Pernyataan itu disampaikan dalam konferensi pers di Istana Elysee pada hari Kamis (25/4/2019) untuk mengungkap kebijakannya atas protes Yellow Vest menyusul debat nasional selama tiga bulan.
“Politik Islam ingin memisahkan diri dari republik kita,” katanya dalam konferensi pers di Istana Elysee, Kamis (25/4/2019).
“Kami berbicara tentang orang-orang yang, atas nama agama, mengejar proyek politik,” sambungnya.
Dia mengatakan kontrol dana dari luar negeri ke beberapa organisasi juga harus diperkuat.

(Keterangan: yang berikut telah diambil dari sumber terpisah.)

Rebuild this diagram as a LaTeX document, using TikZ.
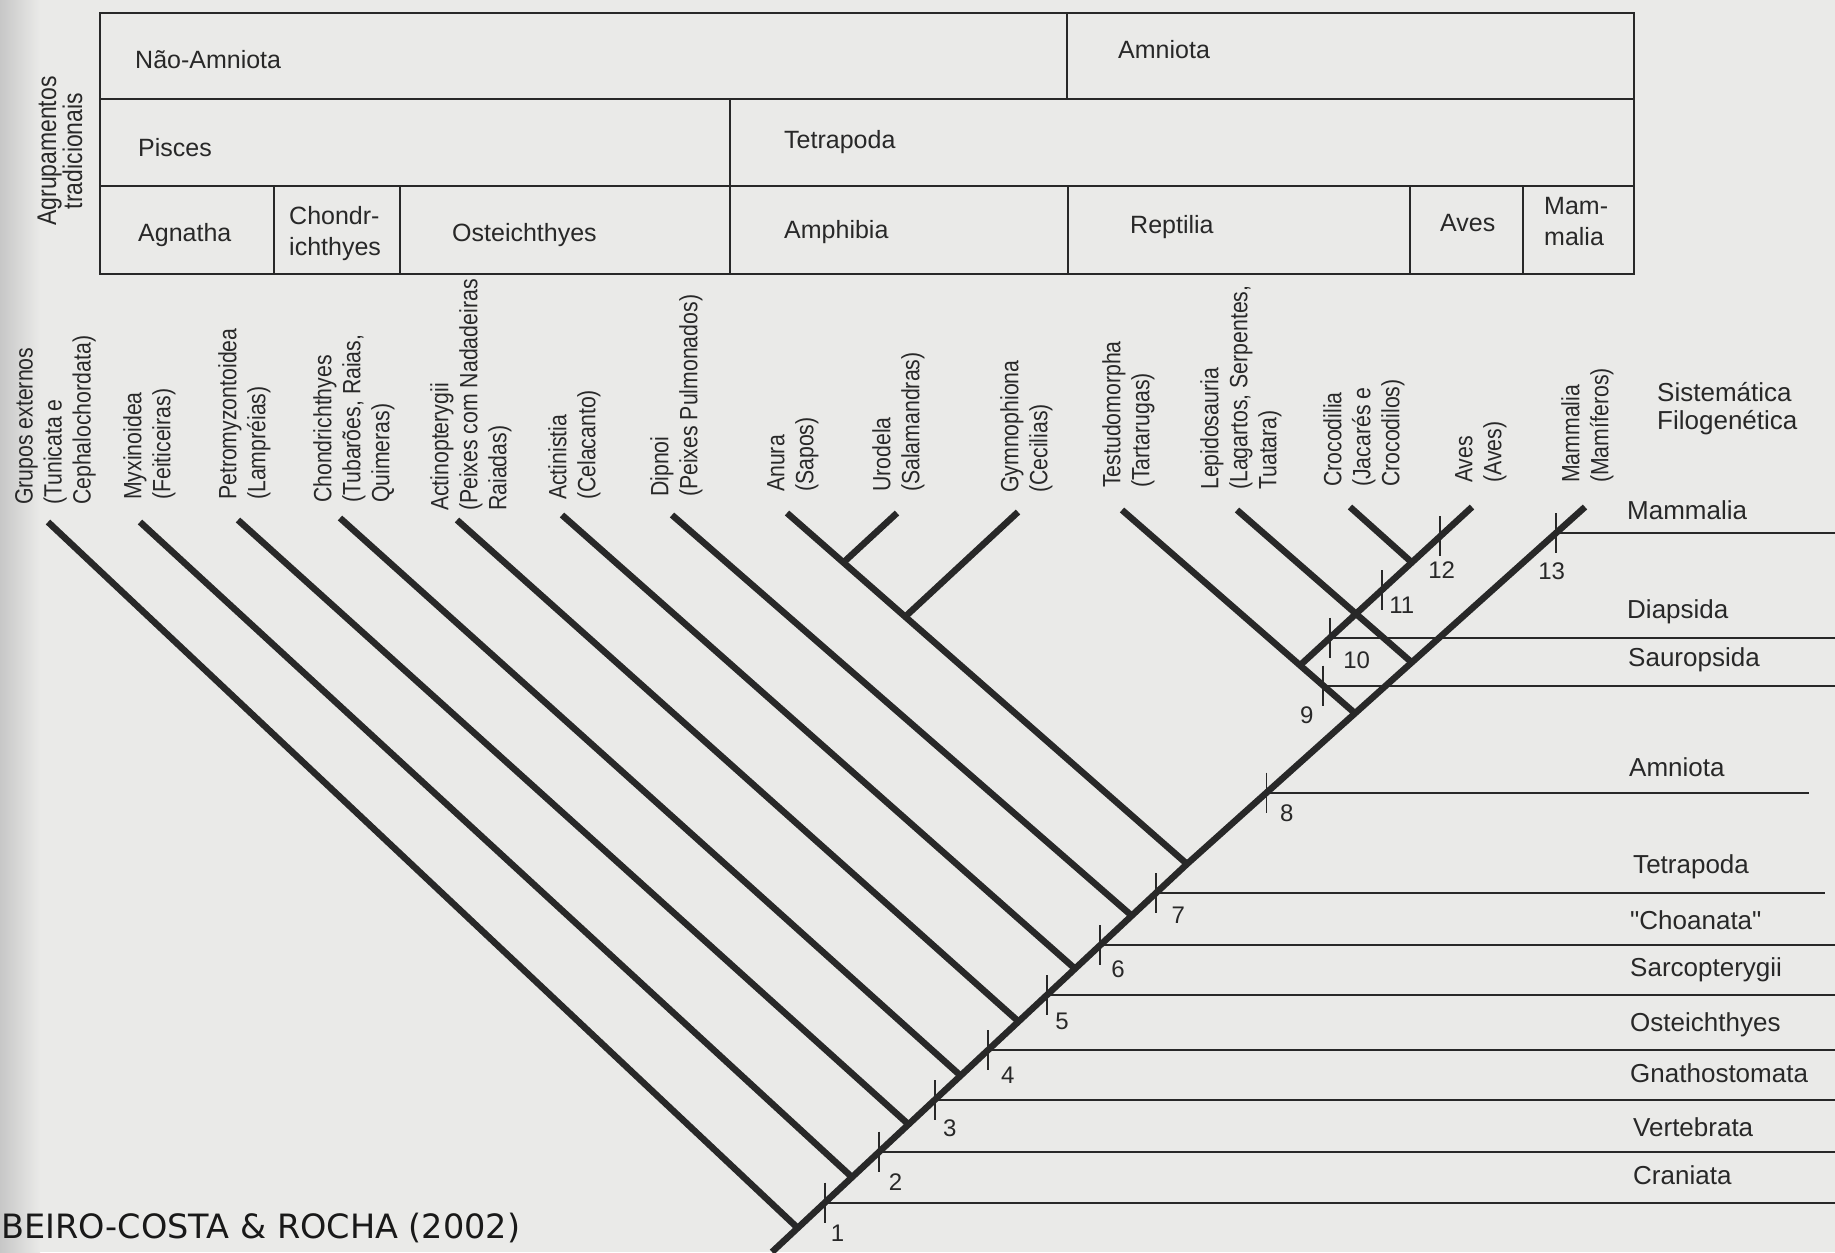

Macron juga mencatat bahwa undang-undang sekularisme Perancis tahun 1905 telah efektif dan harus terus diimplementasikan.
“Kita tidak boleh menyembunyikan diri ketika berbicara tentang sekularisme. Kami tidak benar-benar berbicara tentang sekularisme. Kami berbicara tentang komunitarianisme yang telah menetap di lingkungan tertentu di republik ini,” katanya, merujuk pada komunitas Muslim di Prancis.
Sejak November lalu, ribuan pemrotes yang mengenakan rompi kuning cerah – dijuluki Rompi Kuning – telah berkumpul di kota-kota besar Prancis untuk memprotes kenaikan pajak bahan bakar Macron yang kontroversial dan memburuknya situasi ekonomi.
Di bawah tekanan, Macron mengumumkan kenaikan upah minimum dan membatalkan kenaikan pajak.
Protes tumbuh menjadi gerakan yang lebih luas yang bertujuan mengatasi ketimpangan pendapatan dan menyerukan agar warga memberikan suara yang lebih kuat dalam pengambilan keputusan pemerintah.
Setidaknya 11 orang tewas dalam protes itu, sekitar 8.400 ditahan dan lebih dari 2.000 lainnya terluka, dan kemudian hampir 1.800 mendapat hukuman penjara.